● EXERCISE OBJECTIVE
Write out each line that follows exactly as it stands, without the pictures.

************

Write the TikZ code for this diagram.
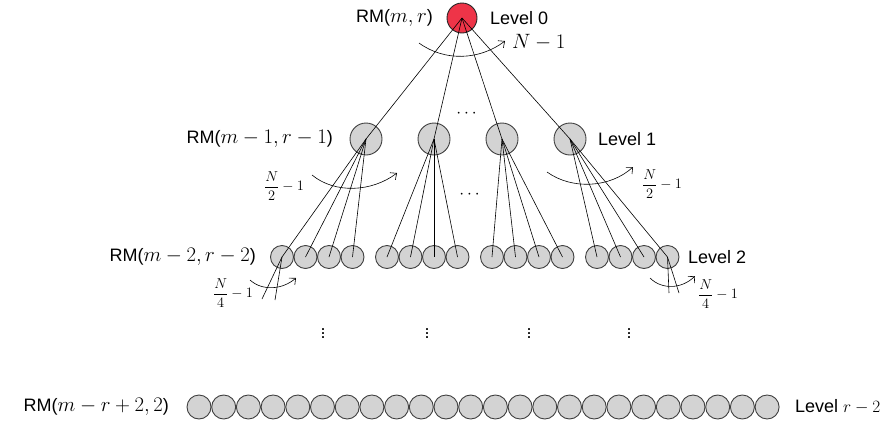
\documentclass[tikz,border=0pt]{standalone}
\usepackage{amsmath}
\usepackage{fontspec}
\setmainfont{Liberation Sans}
\usetikzlibrary{arrows.meta}
\definecolor{rootred}{RGB}{238,52,72}
\definecolor{nodegray}{RGB}{211,211,211}
\newcommand{\mathlg}[1]{{\fontsize{21.5}{24}\selectfont$#1$}}

\begin{document}
\begin{tikzpicture}[x=1pt, y=-1pt, >={Straight Barb[length=5pt,width=9pt]},
    every node/.style={font=\fontsize{18}{22}\selectfont},
    cw/.style={circle, draw=black!75, fill=nodegray, inner sep=0pt, line width=0.9pt},
    frac/.style={font=\fontsize{15}{17}\selectfont, inner sep=0pt},
    edge/.style={line width=0.6pt}]
\useasboundingbox (0,0) rectangle (881,426);

% level 0
\node[cw, fill=rootred, draw=black!85, minimum size=30pt] (root) at (462,18) {};
\node[anchor=east, inner sep=0pt] (t0) at (433,18) {RM(\mathlg{m,r})};
\node[anchor=west, inner sep=0pt] (v0) at (490,18) {Level 0};

% level 1
\foreach \g in {0,...,3}
    \node[cw, minimum size=32pt] (a\g) at ({366+68*\g},139) {};
\node[anchor=east, inner sep=0pt] (t1) at (333,139) {RM(\mathlg{m-1,r-1})};
\node[anchor=west, inner sep=0pt] (v1) at (598,139) {Level 1};
\node (d1) at (468,114) {$\cdots$};

% level 2
\foreach \g in {0,...,3}
    \foreach \i in {0,...,3}
        \node[cw, minimum size=23pt] (b\g\i) at ({282+105*\g+23.5*\i},257) {};
\node[anchor=east, inner sep=0pt] (t2) at (256,257) {RM(\mathlg{m-2,r-2})};
\node[anchor=west, inner sep=0pt] (v2) at (688,257) {Level 2};
\node (d2) at (471,195) {$\cdots$};

% vertical dots
\foreach \x/\n in {323/1,427/2,529/3,629/4}
    \node (vd\n) at (\x,331) {$\vdots$};

% last level
\foreach \i in {0,...,23}
    \node[cw, minimum size=24pt] (c\i) at ({199+24.7*\i},407) {};
\node[anchor=east, inner sep=0pt] (t3) at (169,407) {RM(\mathlg{m-r+2,2})};
\node[anchor=west, inner sep=0pt] (v3) at (795,407) {Level $r-2$};

% edges
\foreach \g in {0,...,3}
    \draw[edge] (root.center) -- (a\g.center);
\foreach \g in {0,...,3}
    \foreach \i in {0,...,3}
        \draw[edge] (a\g.center) -- (b\g\i.center);
\coordinate (p1) at (262,299);
\coordinate (p2) at (275,300);
\coordinate (q1) at (669,293);
\coordinate (q2) at (679,293);
\draw[edge] (b00.center) -- (p1);
\draw[edge] (b00.center) -- (p2);
\draw[edge] (b33.center) -- (q1);
\draw[edge] (b33.center) -- (q2);

% fan arrows
\coordinate (s0) at (419,43);
\coordinate (e0) at (505,41);
\draw[edge,->] (s0) .. controls (445,62) and (480,60) .. (e0);
\node[anchor=west, inner sep=0pt, font=\fontsize{19.5}{22}\selectfont] (n0) at (512,42) {$N-1$};

\coordinate (s1) at (312,175);
\coordinate (e1) at (397,173);
\draw[edge,->] (s1) .. controls (335,194) and (372,192) .. (e1);
\node[frac] (n1) at (284,186) {$\dfrac{N}{2}-1$};

\coordinate (s2) at (547,172);
\coordinate (e2) at (633,167);
\draw[edge,->] (s2) .. controls (572,190) and (610,188) .. (e2);
\node[frac] (n2) at (662,184) {$\dfrac{N}{2}-1$};

\coordinate (s3) at (250,280);
\coordinate (e3) at (296,278);
\draw[edge,->] (s3) .. controls (262,291) and (282,290) .. (e3);
\node[frac] (n3) at (233,293) {$\dfrac{N}{4}-1$};

\coordinate (s4) at (650,278);
\coordinate (e4) at (695,276);
\draw[edge,->] (s4) .. controls (662,290) and (682,289) .. (e4);
\node[frac] (n4) at (718,294) {$\dfrac{N}{4}-1$};
\end{tikzpicture}
\end{document}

************

● ANSWER FOR THIS EXERCISE
Write the TikZ code for this diagram.
\documentclass[tikz,border=0pt]{standalone}
\usepackage{amsmath}
\usepackage{fontspec}
\setmainfont{Liberation Sans}
\usetikzlibrary{arrows.meta}
\definecolor{rootred}{RGB}{238,52,72}
\definecolor{nodegray}{RGB}{211,211,211}
\newcommand{\mathlg}[1]{{\fontsize{21.5}{24}\selectfont$#1$}}

\begin{document}
\begin{tikzpicture}[x=1pt, y=-1pt, >={Straight Barb[length=5pt,width=9pt]},
    every node/.style={font=\fontsize{18}{22}\selectfont},
    cw/.style={circle, draw=black!75, fill=nodegray, inner sep=0pt, line width=0.9pt},
    frac/.style={font=\fontsize{15}{17}\selectfont, inner sep=0pt},
    edge/.style={line width=0.6pt}]
\useasboundingbox (0,0) rectangle (881,426);

% level 0
\node[cw, fill=rootred, draw=black!85, minimum size=30pt] (root) at (462,18) {};
\node[anchor=east, inner sep=0pt] (t0) at (433,18) {RM(\mathlg{m,r})};
\node[anchor=west, inner sep=0pt] (v0) at (490,18) {Level 0};

% level 1
\foreach \g in {0,...,3}
    \node[cw, minimum size=32pt] (a\g) at ({366+68*\g},139) {};
\node[anchor=east, inner sep=0pt] (t1) at (333,139) {RM(\mathlg{m-1,r-1})};
\node[anchor=west, inner sep=0pt] (v1) at (598,139) {Level 1};
\node (d1) at (468,114) {$\cdots$};

% level 2
\foreach \g in {0,...,3}
    \foreach \i in {0,...,3}
        \node[cw, minimum size=23pt] (b\g\i) at ({282+105*\g+23.5*\i},257) {};
\node[anchor=east, inner sep=0pt] (t2) at (256,257) {RM(\mathlg{m-2,r-2})};
\node[anchor=west, inner sep=0pt] (v2) at (688,257) {Level 2};
\node (d2) at (471,195) {$\cdots$};

% vertical dots
\foreach \x/\n in {323/1,427/2,529/3,629/4}
    \node (vd\n) at (\x,331) {$\vdots$};

% last level
\foreach \i in {0,...,23}
    \node[cw, minimum size=24pt] (c\i) at ({199+24.7*\i},407) {};
\node[anchor=east, inner sep=0pt] (t3) at (169,407) {RM(\mathlg{m-r+2,2})};
\node[anchor=west, inner sep=0pt] (v3) at (795,407) {Level $r-2$};

% edges
\foreach \g in {0,...,3}
    \draw[edge] (root.center) -- (a\g.center);
\foreach \g in {0,...,3}
    \foreach \i in {0,...,3}
        \draw[edge] (a\g.center) -- (b\g\i.center);
\coordinate (p1) at (262,299);
\coordinate (p2) at (275,300);
\coordinate (q1) at (669,293);
\coordinate (q2) at (679,293);
\draw[edge] (b00.center) -- (p1);
\draw[edge] (b00.center) -- (p2);
\draw[edge] (b33.center) -- (q1);
\draw[edge] (b33.center) -- (q2);

% fan arrows
\coordinate (s0) at (419,43);
\coordinate (e0) at (505,41);
\draw[edge,->] (s0) .. controls (445,62) and (480,60) .. (e0);
\node[anchor=west, inner sep=0pt, font=\fontsize{19.5}{22}\selectfont] (n0) at (512,42) {$N-1$};

\coordinate (s1) at (312,175);
\coordinate (e1) at (397,173);
\draw[edge,->] (s1) .. controls (335,194) and (372,192) .. (e1);
\node[frac] (n1) at (284,186) {$\dfrac{N}{2}-1$};

\coordinate (s2) at (547,172);
\coordinate (e2) at (633,167);
\draw[edge,->] (s2) .. controls (572,190) and (610,188) .. (e2);
\node[frac] (n2) at (662,184) {$\dfrac{N}{2}-1$};

\coordinate (s3) at (250,280);
\coordinate (e3) at (296,278);
\draw[edge,->] (s3) .. controls (262,291) and (282,290) .. (e3);
\node[frac] (n3) at (233,293) {$\dfrac{N}{4}-1$};

\coordinate (s4) at (650,278);
\coordinate (e4) at (695,276);
\draw[edge,->] (s4) .. controls (662,290) and (682,289) .. (e4);
\node[frac] (n4) at (718,294) {$\dfrac{N}{4}-1$};
\end{tikzpicture}
\end{document}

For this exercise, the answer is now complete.